Han pasado tantas cosas y al mismo tiempo tan pocas desde aquél 2 de Julio del 2000. Se han perdido algunas palabras, se dejaron a un lado o bien quedaron amontonadas entre las banderas y los cartelones, ya inservibles después de la victoria. La clave estaba en el Gobierno de Fox: Fox tenía en sus manos la palabra más importante de la transición mexicana, que no escuchó con la atención que se requería, que no valoró y sopesó en el momento crítico: la palabra “cambio”.
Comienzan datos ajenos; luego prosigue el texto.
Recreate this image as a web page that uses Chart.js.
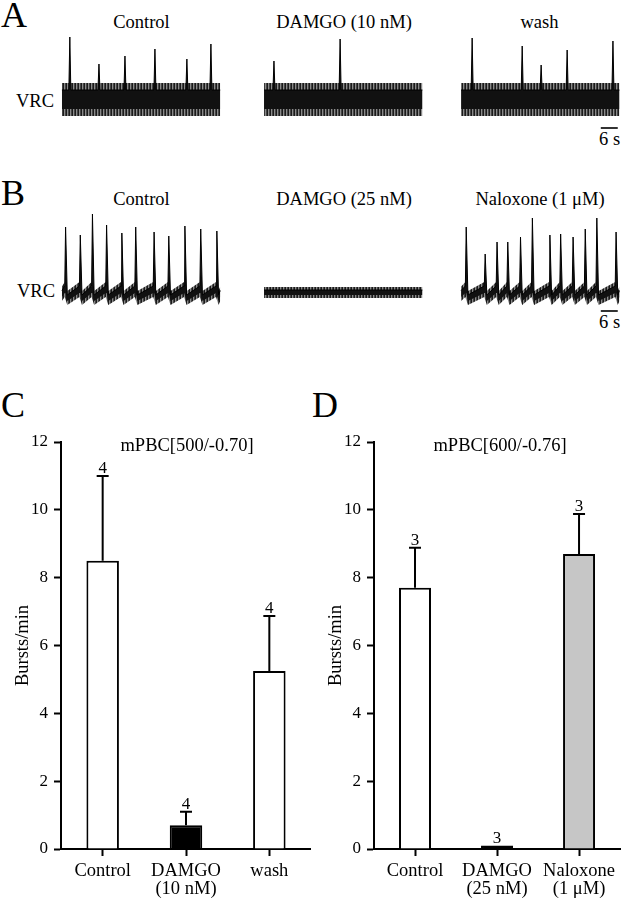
<!DOCTYPE html>
<html><head><meta charset="utf-8">
<script src="https://cdn.jsdelivr.net/npm/chart.js@4/dist/chart.umd.min.js"></script>
<style>
body{margin:0;background:#fff;width:622px;height:900px;position:relative;overflow:hidden;font-family:"Liberation Serif","Tinos","Noto Serif","DejaVu Serif",serif;}
.t{position:absolute;white-space:nowrap;color:#000;line-height:1;font-size:18.5px;}
.c{transform:translateX(-50%);}
.L{font-size:36px;}
canvas{position:absolute;}
</style></head><body>
<div class="t L" style="left:1px;top:-3px">A</div>
<div class="t c" style="left:141.5px;top:12.5px">Control</div>
<div class="t c" style="left:344px;top:12.5px">DAMGO (10 nM)</div>
<div class="t c" style="left:539.5px;top:12.5px">wash</div>
<div class="t" style="left:16px;top:91.5px">VRC</div>
<div class="t" style="left:599px;top:129.5px">6 s</div>

<div class="t L" style="left:1px;top:175px">B</div>
<div class="t c" style="left:141.5px;top:189.5px">Control</div>
<div class="t c" style="left:344px;top:189.5px">DAMGO (25 nM)</div>
<div class="t c" style="left:540px;top:189.5px">Naloxone (1 μM)</div>
<div class="t" style="left:17px;top:281.5px">VRC</div>
<div class="t" style="left:599px;top:312.5px">6 s</div>

<div class="t L" style="left:1px;top:387px">C</div>
<div class="t L" style="left:312px;top:387px">D</div>

<canvas id="ca" width="622" height="120" style="left:0;top:30px"></canvas>
<canvas id="cb" width="622" height="130" style="left:0;top:200px"></canvas>
<canvas id="cc" width="311" height="510" style="left:0;top:390px"></canvas>
<canvas id="cd" width="311" height="510" style="left:311px;top:390px"></canvas>
<script>
// ---------- DATA ----------
// Traces: time (s) of each burst from trace start, and burst peak height (a.u., above baseline)
const TRACE_LEN_S = 56;
const SCALE_BAR_S = 6;
const TRACE_START_S = [21.9, 93.4, 163.1];   // Control / drug / recovery column start on shared time axis

const A_CTRL_T  = [2.8, 13.1, 22.3, 32.9, 44.2, 52.7];
const A_CTRL_H  = [63, 36, 44, 51, 41, 56];
const A_DAMGO_T = [3.5, 26.9];
const A_DAMGO_H = [39, 61];
const A_WASH_T  = [3.9, 21.6, 28.3, 37.5, 53.7];
const A_WASH_H  = [62, 54, 35, 50, 59];

const B_CTRL_T  = [1.3, 6.5, 10.8, 15.8, 21.2, 26.1, 32.6, 37.8, 43.5, 49.1, 54.8];
const B_CTRL_H  = [66, 58, 79, 68, 60, 66, 61, 57, 67, 64, 62];
const B_DAMGO_T = [];
const B_DAMGO_H = [];
const B_NAL_T   = [1.8, 8.5, 12.7, 16.5, 21.0, 25.2, 31.4, 35.2, 39.6, 43.9, 48.0, 54.8];
const B_NAL_H   = [66, 39, 51, 51, 56, 75, 58, 59, 56, 64, 75, 61];

// Bar charts
const C_CATEGORIES = [['Control'], ['DAMGO', '(10 nM)'], ['wash']];
const C_MEAN       = [8.5, 0.7, 5.25];
const C_ERR_TOP    = [11.0, 1.1, 6.87];
const C_N          = [4, 4, 4];
const C_TITLE      = 'mPBC[500/-0.70]';

const D_CATEGORIES = [['Control'], ['DAMGO', '(25 nM)'], ['Naloxone', '(1 μM)']];
const D_MEAN       = [7.7, 0.1, 8.7];
const D_ERR_TOP    = [8.88, 0.1, 9.88];
const D_N          = [3, 3, 3];
const D_TITLE      = 'mPBC[600/-0.76]';

const Y_TICKS = [0, 2, 4, 6, 8, 10, 12];
const Y_LABEL = 'Bursts/min';

// ---------- STYLE ----------
const SERIF = '"Liberation Serif", "Tinos", "Noto Serif", "DejaVu Serif", serif';
Chart.defaults.font.family = SERIF;
Chart.defaults.color = '#000';

// hatched fringe pattern to mimic dense noise
function fringePattern() {
  const p = document.createElement('canvas');
  p.width = 3; p.height = 1;
  const g = p.getContext('2d');
  g.fillStyle = '#1a1a1a'; g.fillRect(0, 0, 1, 1);
  g.fillStyle = '#8a8a8a'; g.fillRect(1, 0, 1, 1);
  g.fillStyle = '#444'; g.fillRect(2, 0, 1, 1);
  return g.createPattern(p, 'repeat');
}
const FRINGE = fringePattern();

function envelope(start, spT, spH, lv, rise, fall, grow, withSpikes) {
  const up = [], lo = [];
  const add = (t, u, l) => { up.push({x: start + t, y: u + grow}); lo.push({x: start + t, y: l - grow}); };
  add(0, (lv.postTop + lv.preTop) / 2, (lv.postBot + lv.preBot) / 2);
  spT.forEach((t, i) => {
    add(t - rise, lv.preTop, lv.preBot);
    if (withSpikes) { up.push({x: start + t, y: spH[i]}); lo.push({x: start + t, y: lv.preBot - grow}); }
    add(t + fall, lv.postTop, lv.postBot);
  });
  add(TRACE_LEN_S, (lv.postTop + lv.preTop) / 2, (lv.postBot + lv.preBot) / 2);
  return {up, lo};
}
function traceDatasets(start, spT, spH, lv, rise, fall, fringe) {
  const inner = envelope(start, spT, spH, lv, rise, fall, 0, true);
  const outer = envelope(start, spT, spH, lv, rise, fall, fringe, false);
  const base = {pointRadius: 0, tension: 0, showLine: true};
  return [
    Object.assign({data: outer.up, borderWidth: 0, borderColor: 'rgba(0,0,0,0)', fill: false, order: 2}, base),
    Object.assign({data: outer.lo, borderWidth: 0, borderColor: 'rgba(0,0,0,0)', fill: '-1', backgroundColor: FRINGE, order: 2}, base),
    Object.assign({data: inner.up, borderWidth: 1, borderColor: '#000', fill: false, order: 1}, base),
    Object.assign({data: inner.lo, borderWidth: 0, borderColor: 'rgba(0,0,0,0)', fill: '-1', backgroundColor: '#111', order: 1}, base),
  ];
}
function traceChart(id, ymin, ymax, sets, barY) {
  const ds = [];
  sets.forEach(s => ds.push(...s));
  ds.push({data: [{x: 212.5, y: barY}, {x: 212.5 + SCALE_BAR_S, y: barY}], borderColor: '#000', borderWidth: 1.6, pointRadius: 0, fill: false, order: 0});
  return new Chart(document.getElementById(id), {
    type: 'line',
    data: {datasets: ds},
    options: {
      responsive: false, animation: false, devicePixelRatio: 1,
      layout: {padding: 0},
      plugins: {legend: {display: false}, tooltip: {enabled: false}},
      scales: {
        x: {type: 'linear', min: 0, max: 220, display: false},
        y: {type: 'linear', min: ymin, max: ymax, display: false}
      }
    }
  });
}

const LV_A = {postTop: 10, postBot: -9, preTop: 10, preBot: -9};
const LV_B = {postTop: -2, postBot: -8, preTop: 7, preBot: 0};
const LV_B_FLAT = {postTop: 3, postBot: -2, preTop: 3, preBot: -2};

traceChart('ca', -50, 70, [
  traceDatasets(TRACE_START_S[0], A_CTRL_T, A_CTRL_H, LV_A, 0.35, 0.35, 7),
  traceDatasets(TRACE_START_S[1], A_DAMGO_T, A_DAMGO_H, LV_A, 0.35, 0.35, 7),
  traceDatasets(TRACE_START_S[2], A_WASH_T, A_WASH_H, LV_A, 0.35, 0.35, 7),
], -28);
traceChart('cb', -37, 93, [
  traceDatasets(TRACE_START_S[0], B_CTRL_T, B_CTRL_H, LV_B, 0.3, 0.6, 4),
  traceDatasets(TRACE_START_S[1], B_DAMGO_T, B_DAMGO_H, LV_B_FLAT, 0.3, 0.6, 3),
  traceDatasets(TRACE_START_S[2], B_NAL_T, B_NAL_H, LV_B, 0.3, 0.6, 4),
], -18);

// ---------- BAR PANELS ----------
const errPlugin = {
  id: 'errBars',
  afterDatasetsDraw(chart, args, opts) {
    const ctx = chart.ctx, y = chart.scales.y, meta = chart.getDatasetMeta(0);
    const vals = chart.data.datasets[0].data;
    ctx.save();
    ctx.strokeStyle = '#000'; ctx.fillStyle = '#000'; ctx.lineWidth = 2;
    ctx.font = '17px ' + SERIF; ctx.textAlign = 'center'; ctx.textBaseline = 'alphabetic';
    meta.data.forEach((bar, i) => {
      const yt = y.getPixelForValue(opts.errTop[i]);
      const yb = y.getPixelForValue(vals[i]);
      if (yb - yt > 0.5) {
        ctx.beginPath();
        ctx.moveTo(bar.x, yb); ctx.lineTo(bar.x, yt);
        ctx.moveTo(bar.x - 6, yt); ctx.lineTo(bar.x + 6, yt);
        ctx.stroke();
      }
      ctx.fillText(String(opts.n[i]), bar.x, yt - 3);
    });
    ctx.restore();
  }
};
const titlePlugin = {
  id: 'panelTitle',
  afterDraw(chart, args, opts) {
    const ctx = chart.ctx, a = chart.chartArea;
    ctx.save();
    ctx.font = '18.5px ' + SERIF; ctx.fillStyle = '#000'; ctx.textAlign = 'center'; ctx.textBaseline = 'alphabetic';
    ctx.fillText(opts.text, (a.left + a.right) / 2 + opts.dx, a.top + 9);
    ctx.restore();
  }
};
function barChart(id, cats, mean, errTop, n, colors, title, yWidth, titlePad, dx) {
  return new Chart(document.getElementById(id), {
    type: 'bar',
    data: {labels: cats, datasets: [{data: mean, backgroundColor: colors, borderColor: '#000', borderWidth: 2,
      borderSkipped: 'start', categoryPercentage: 1, barPercentage: 0.39}]},
    options: {
      responsive: false, animation: false, devicePixelRatio: 1,
      layout: {padding: {top: 52, left: 0, right: 0, bottom: 0}},
      plugins: {legend: {display: false}, tooltip: {enabled: false},
        errBars: {errTop, n}, panelTitle: {text: title, dx}},
      scales: {
        x: {type: 'category', offset: true,
          grid: {display: true, offset: false, drawOnChartArea: false, drawTicks: true, tickLength: 7, tickWidth: 2, tickColor: '#000'},
          border: {display: true, color: '#000', width: 2},
          ticks: {color: '#000', font: {family: SERIF, size: 18.5, lineHeight: 0.93}, padding: 7, maxRotation: 0, autoSkip: false},
          afterFit: s => { s.height = 51; }},
        y: {type: 'linear', min: 0, max: 12,
          afterBuildTicks: s => { s.ticks = Y_TICKS.map(v => ({value: v})); },
          ticks: {color: '#000', font: {family: SERIF, size: 17}, padding: 6},
          grid: {display: true, drawOnChartArea: false, drawTicks: true, tickLength: 7, tickWidth: 2, tickColor: '#000'},
          border: {display: true, color: '#000', width: 2},
          title: {display: true, text: Y_LABEL, color: '#000', font: {family: SERIF, size: 18.5}, padding: {top: titlePad, bottom: 0}},
          afterFit: s => { s.width = yWidth; }}
      }
    },
    plugins: [errPlugin, titlePlugin]
  });
}
barChart('cc', C_CATEGORIES, C_MEAN, C_ERR_TOP, C_N, ['#fff', '#000', '#fff'], C_TITLE, 61, 12, 1);
barChart('cd', D_CATEGORIES, D_MEAN, D_ERR_TOP, D_N, ['#fff', '#000', '#c6c6c6'], D_TITLE, 63, 14, 3);
</script>
</body></html>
No se me malentienda: considero que Vicente Fox fue uno de los mejores Presidentes que ha tenido este país y estoy seguro que el más honesto. Su llegada a la silla presidencial fue un hecho histórico y positivo, no solo a nivel nacional sino internacional. Pero el problema es que Vicente Fox no debió haber hecho un buen gobierno, como lo hizo, sino un gobierno histórico. Lo histórico fue su llegada, el sacar al PRI de Los Pinos, el llevar a la oposición (o a parte de ella) a la victoria tan esperada, pero no su gobierno, no su administración. Fox perdió su oportunidad histórica, y con él el PAN. Había que actualizar, y en muchos casos demoler por completo, muchísimas estructuras anacrónicas que todavía hoy, luego de diez años, siguen en pie. Había tantos tabúes, tantos paradigmas que confrontar. La llegada de Fox a la Presidencia fue una oportunidad histórica que, sencillamente, se desperdició. El momento era propicio, no el personaje.